Inequality in the Dynamics of Development: Post-Globalisation Changes and 21st Century Challenges

Abstract
Following Kuznets’ pioneering works, the growth-inequality nexus was stylised as an inverted U-shaped relation. As per that paradigm, economic inequality initially increases when a nation embarks upon a modern economic development process, but later on, declines as the development process cross a certain threshold. The paradigm roughly bears out the experience of the industrialised countries of Europe and North America from the beginning of the nineteenth century up to the mid-1970s. The inevitability of the pattern came under question when data from a broader range of countries became available by the 1970s. Then the post-globalisation experience of countries around the world virtually negated the falling part of Kuznets inverted U. Most countries which profited from globalisation in the form of upward shifts of their growth trajectories also experienced a rise rather than a decline in economic inequality. The present paper is a survey of the large and interesting literature on the changing nature of inequality before and after globalisation.
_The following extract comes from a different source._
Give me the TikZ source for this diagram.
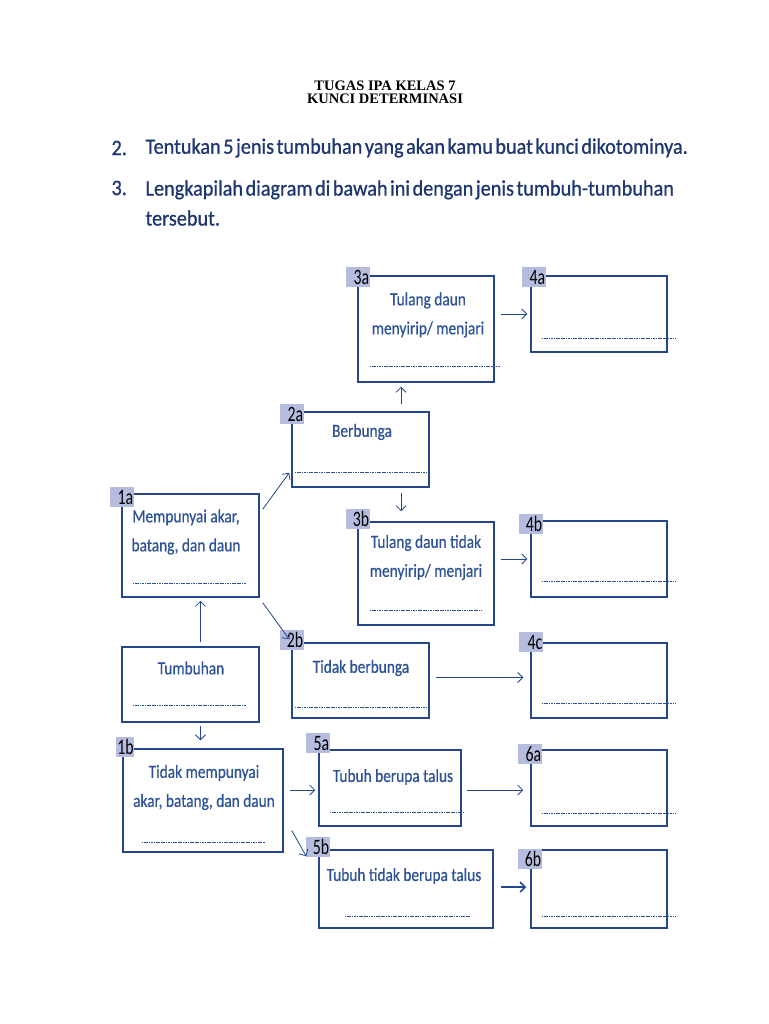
\documentclass[tikz,border=0pt]{standalone}
\usepackage{fontspec}
\setmainfont{Carlito}
\newfontfamily\titlefont{Liberation Serif}
\newfontfamily\keyfont{Carlito}[FakeStretch=0.83, FakeBold=0.5]
\newfontfamily\askfont{Carlito}[FakeStretch=0.92, WordSpace=0.55, FakeBold=0.8]
\newfontfamily\tabfont{Carlito}[FakeStretch=0.72]
\usetikzlibrary{arrows.meta}
\definecolor{boxblue}{RGB}{35,70,140}
\definecolor{textblue}{RGB}{45,82,152}
\definecolor{navy}{RGB}{30,55,112}
\definecolor{tabfill}{RGB}{182,188,222}
\tikzset{
  keybox/.style={draw=boxblue, line width=1.5pt, inner sep=0pt},
  keytab/.style={fill=tabfill, text width=22pt, minimum height=20pt, align=right,
    inner xsep=1pt, inner ysep=0pt, font=\tabfont\fontsize{22}{22}\selectfont,
    xshift=1pt, yshift=-2pt},
  keytext/.style={text=textblue, align=center, font=\keyfont\fontsize{18.5}{29}\selectfont},
  question/.style={anchor=west, text=navy, font=\askfont\fontsize{22}{30}\selectfont},
  dotline/.style={draw=textblue, line width=0.7pt, dash pattern=on 1.2pt off 0.5pt},
  keyarrow/.style={draw=boxblue, line width=0.8pt,
    -{Straight Barb[length=5pt,width=10pt]}},
}
\begin{document}
\begin{tikzpicture}[x=1pt, y=-1pt]
  \useasboundingbox [fill=white] (0,0) rectangle (768,1024);
  % judul dan soal
  \node [font=\titlefont\bfseries\fontsize{14.5}{13}\selectfont, align=center]
    (judul) at (385,92) {TUGAS IPA KELAS 7\\KUNCI DETERMINASI};
  \node [question] (n2) at (108,148) {2.};
  \node [question] (q2) at (142,148)
    {Tentukan 5 jenis tumbuhan yang akan kamu buat kunci dikotominya.};
  \node [question] (n3) at (108,188) {3.};
  \node [question, align=left] (q3)
    at (142,203) {Lengkapilah diagram di bawah ini dengan jenis tumbuh-tumbuhan\\tersebut.};
  % kotak
  \node [keybox, minimum width=136pt, minimum height=106pt] (b3a) at (426,329) {};
  \node [keybox, minimum width=136pt, minimum height=76pt] (b4a) at (599,314) {};
  \node [keybox, minimum width=137pt, minimum height=75pt] (b2a) at (360.5,449.5) {};
  \node [keybox, minimum width=137pt, minimum height=103pt] (b1a) at (190.5,545.5) {};
  \node [keybox, minimum width=136pt, minimum height=103pt] (b3b) at (426,573.5) {};
  \node [keybox, minimum width=136pt, minimum height=76pt] (b4b) at (599,559) {};
  \node [keybox, minimum width=137pt, minimum height=75pt] (b2b) at (360.5,680.5) {};
  \node [keybox, minimum width=136pt, minimum height=75pt] (b4c) at (599,680.5) {};
  \node [keybox, minimum width=137pt, minimum height=75pt] (b0) at (190.5,684.5) {};
  \node [keybox, minimum width=160pt, minimum height=103pt] (b1b) at (203,800.5) {};
  \node [keybox, minimum width=142pt, minimum height=76pt] (b5a) at (390,788) {};
  \node [keybox, minimum width=136pt, minimum height=76pt] (b6a) at (599,788) {};
  \node [keybox, minimum width=174pt, minimum height=78pt] (b5b) at (406,889) {};
  \node [keybox, minimum width=136pt, minimum height=78pt] (b6b) at (599,889) {};
  % label kecil
  \node [keytab] (l3a) at (b3a.north west) {3a};
  \node [keytab, xshift=3pt] (l4a) at (b4a.north west) {4a};
  \node [keytab, yshift=-1pt] (l2a) at (b2a.north west) {2a};
  \node [keytab, yshift=-2pt] (l1a) at (b1a.north west) {1a};
  \node [keytab, yshift=4pt] (l3b) at (b3b.north west) {3b};
  \node [keytab, yshift=-2pt] (l4b) at (b4b.north west) {4b};
  \node [keytab, yshift=4pt] (l2b) at (b2b.north west) {2b};
  \node [keytab, yshift=2pt] (l4c) at (b4c.north west) {4c};
  \node [keytab, text width=16pt, xshift=2pt, yshift=3pt] (l1b) at (b1b.north west) {1b};
  \node [keytab, xshift=-1pt, yshift=8pt] (l5a) at (b5a.north west) {5a};
  \node [keytab, xshift=-1pt, yshift=-3pt] (l6a) at (b6a.north west) {6a};
  \node [keytab, xshift=-1pt, yshift=4pt] (l5b) at (b5b.north west) {5b};
  \node [keytab, xshift=-1pt, yshift=-8pt] (l6b) at (b6b.north west) {6b};
  % isi kotak
  \node [keytext] (t3a) at (428,315) {Tulang daun\\menyirip/ menjari};
  \node [keytext] (t2a) at (362,432) {Berbunga};
  \node [keytext] (t1a) at (186,532) {Mempunyai akar,\\batang, dan daun};
  \node [keytext] (t3b) at (426,557.5) {Tulang daun tidak\\menyirip/ menjari};
  \node [keytext] (t2b) at (361,668) {Tidak berbunga};
  \node [keytext] (t0) at (191,668) {Tumbuhan};
  \node [keytext] (t1b) at (204,787.5) {Tidak mempunyai\\akar, batang, dan daun};
  \node [keytext] (t5a) at (393,777) {Tubuh berupa talus};
  \node [keytext] (t5b) at (404,876) {Tubuh tidak berupa talus};
  % garis titik-titik
  \draw [dotline] (370,366) -- (500,366);
  \draw [dotline] (542,338) -- (675,338);
  \draw [dotline] (295,472) -- (428,472);
  \draw [dotline] (133,583) -- (246,583);
  \draw [dotline] (370,610) -- (481,610);
  \draw [dotline] (542,581) -- (675,581);
  \draw [dotline] (295,707) -- (428,707);
  \draw [dotline] (542,703) -- (675,703);
  \draw [dotline] (133,705) -- (246,705);
  \draw [dotline] (142,842) -- (265,842);
  \draw [dotline] (330,812) -- (464,812);
  \draw [dotline] (542,813) -- (675,813);
  \draw [dotline] (345,916) -- (470,916);
  \draw [dotline] (542,916) -- (675,916);
  % panah
  \draw [keyarrow, shorten <=4pt, shorten >=3pt] ([xshift=10pt]b0.north) -- ([xshift=10pt]b1a.south);
  \draw [keyarrow, shorten <=3pt, shorten >=8pt] ([xshift=10pt]b0.south) -- ([xshift=10pt]b0.south |- b1b.north);
  \draw [keyarrow] ([xshift=3pt,yshift=-16pt]b1a.north east) -- ([xshift=-2pt,yshift=15pt]b2a.south west);
  \draw [keyarrow] ([xshift=3pt,yshift=-5pt]b1a.south east) -- ([xshift=-2pt,yshift=3pt]b2b.north west);
  \draw [keyarrow, shorten <=7pt, shorten >=4pt] ([xshift=-25pt]b3a.south |- b2a.north) -- ([xshift=-25pt]b3a.south);
  \draw [keyarrow, shorten <=5pt, shorten >=10pt] ([xshift=-25pt]b3b.north |- b2a.south) -- ([xshift=-25pt]b3b.north);
  \draw [keyarrow, shorten <=6pt, shorten >=3pt] (b3a.east |- b4a.west) -- (b4a.west);
  \draw [keyarrow, shorten <=6pt, shorten >=3pt] (b3b.east |- b4b.west) -- (b4b.west);
  \draw [keyarrow, shorten <=6pt, shorten >=7pt] ([yshift=3pt]b2b.east) -- ([yshift=3pt]b4c.west);
  \draw [keyarrow, shorten <=6pt, shorten >=3pt] ([yshift=-2pt]b1b.east |- b5a.west) -- ([yshift=-2pt]b5a.west);
  \draw [keyarrow, shorten <=5pt, shorten >=7pt] ([yshift=-2pt]b5a.east) -- ([yshift=-2pt]b6a.west);
  \draw [keyarrow] ([xshift=8pt,yshift=-30pt]b1b.east) -- ([xshift=-12pt,yshift=-7pt]b5b.north west);
  \draw [keyarrow, line width=1.6pt, shorten <=7pt, shorten >=4pt] ([yshift=2pt]b5b.east) -- ([yshift=2pt]b6b.west);
\end{tikzpicture}
\end{document}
The survey finds that inequality across countries has actually declined as a result of globalisation whereas inequalities within countries have almost invariably increased. Apart from usual factors such as bequest and skewed distributions of wealth, the new factors that have accentuated post-globalisation inequality are widening wage disparities, inequalities of opportunities, the onslaught of automation and rent-seeking activities of a section of the rich. The survey also notes how inequality has been moderated in some counties through effective taxes and transfer programmes. After summarising the arguments why growing economic inequality cannot be left unattended, the survey concludes with an outline of the policy choices which are being currently discussed in the academic and administrative circles.